Which is nonsense. It can be a UGC karaoke machine, or a proximity sensor, or a computer game. We have got lost already into thinking that it is something for the big broadcasters to play with.

Simple things seem to delight more.

This is a project, another platform actually, called culturespheres, in which we use 360˚ photosphers and allow people to attach and position audio files as hotspots in the experience. It relies on a number of things, one - people just don’t use this feature, which is very very simple. So it is quite exciting straight off the bat, but mostly it is incredibly simple with a huge number of applications for everything from poetry to documentary to podcasts to murder mystery. I am finding that for me the test of an idea is how enthusiastically creative people play with it, even at a rhetorical level. Simple tools are easier to play with than complicated tools. Which is why we don’t all use sporks. Oh, and stay open to opportunity.

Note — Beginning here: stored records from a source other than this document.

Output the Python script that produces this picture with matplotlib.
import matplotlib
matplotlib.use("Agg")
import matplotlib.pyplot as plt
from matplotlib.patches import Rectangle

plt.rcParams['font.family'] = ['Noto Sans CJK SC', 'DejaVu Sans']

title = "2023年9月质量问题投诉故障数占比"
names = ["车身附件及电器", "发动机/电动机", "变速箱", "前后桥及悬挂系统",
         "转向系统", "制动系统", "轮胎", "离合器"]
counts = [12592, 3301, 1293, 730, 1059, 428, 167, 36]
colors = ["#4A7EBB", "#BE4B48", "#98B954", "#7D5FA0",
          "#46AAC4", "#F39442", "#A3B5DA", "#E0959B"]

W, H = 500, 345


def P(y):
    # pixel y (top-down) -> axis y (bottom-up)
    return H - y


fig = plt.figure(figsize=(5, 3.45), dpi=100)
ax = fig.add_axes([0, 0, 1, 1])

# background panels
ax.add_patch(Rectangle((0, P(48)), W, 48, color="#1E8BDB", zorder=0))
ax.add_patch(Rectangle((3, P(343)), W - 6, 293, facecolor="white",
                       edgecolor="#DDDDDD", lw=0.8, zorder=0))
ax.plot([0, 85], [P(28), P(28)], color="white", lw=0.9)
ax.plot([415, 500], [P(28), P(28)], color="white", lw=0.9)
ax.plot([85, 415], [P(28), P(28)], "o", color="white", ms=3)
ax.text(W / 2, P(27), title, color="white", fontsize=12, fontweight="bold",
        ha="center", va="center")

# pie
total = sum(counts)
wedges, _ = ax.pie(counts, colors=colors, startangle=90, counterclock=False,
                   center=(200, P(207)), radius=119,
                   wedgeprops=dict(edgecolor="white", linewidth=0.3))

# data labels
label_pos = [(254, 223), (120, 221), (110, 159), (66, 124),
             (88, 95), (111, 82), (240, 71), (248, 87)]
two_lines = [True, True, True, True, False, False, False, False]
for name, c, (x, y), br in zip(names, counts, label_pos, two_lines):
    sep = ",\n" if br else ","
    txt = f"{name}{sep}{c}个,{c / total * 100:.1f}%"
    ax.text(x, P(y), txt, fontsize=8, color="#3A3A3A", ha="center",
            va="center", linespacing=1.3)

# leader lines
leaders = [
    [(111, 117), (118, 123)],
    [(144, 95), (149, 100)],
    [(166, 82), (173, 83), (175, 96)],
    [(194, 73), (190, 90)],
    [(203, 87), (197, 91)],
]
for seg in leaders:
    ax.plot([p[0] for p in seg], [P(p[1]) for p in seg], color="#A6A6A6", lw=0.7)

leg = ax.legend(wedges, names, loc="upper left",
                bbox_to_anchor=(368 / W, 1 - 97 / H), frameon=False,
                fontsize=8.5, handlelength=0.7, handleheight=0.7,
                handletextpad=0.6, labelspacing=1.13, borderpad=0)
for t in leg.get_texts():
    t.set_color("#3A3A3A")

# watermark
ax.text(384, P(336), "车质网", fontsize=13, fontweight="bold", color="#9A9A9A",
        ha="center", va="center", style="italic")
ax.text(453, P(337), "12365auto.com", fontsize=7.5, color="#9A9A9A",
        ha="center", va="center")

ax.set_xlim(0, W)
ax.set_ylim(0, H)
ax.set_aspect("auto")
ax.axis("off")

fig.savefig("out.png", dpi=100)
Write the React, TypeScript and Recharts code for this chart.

We were half way through this project when Google brought out their 20 dollar alternative to the Oculus Rift: Cardboard. Fortunately we were able to quickly adapt to the new opportunity making it look like we always knew what we were going to do with it, right from the start.

Finally..

Patronage, is not the same as sponsorship is not the same as collaboration. My team and I love working with the cultural sector because they are open-minded, collaborative and a little bit poor. But most importantly (and possibly the reason they are poor) - commercial success is not a success metric, unlike in almost every other aspect of our world, including education and even science. This creeping, insidious suggestion that commercial success is our definition of value. The only thing that more dangerous to the arts than funding cuts, is the stultifying safety of commercial security.

At least,  I think we can all agree that Playable City is in no danger of being commercially successful, but I am convinced of its cultural, creative, social and critical success. It has been a great honour to talk to you all - as I said at the start I wish I could be there - but instead I am going to go and have a swim. Have a wonderful day and best of luck with the opening.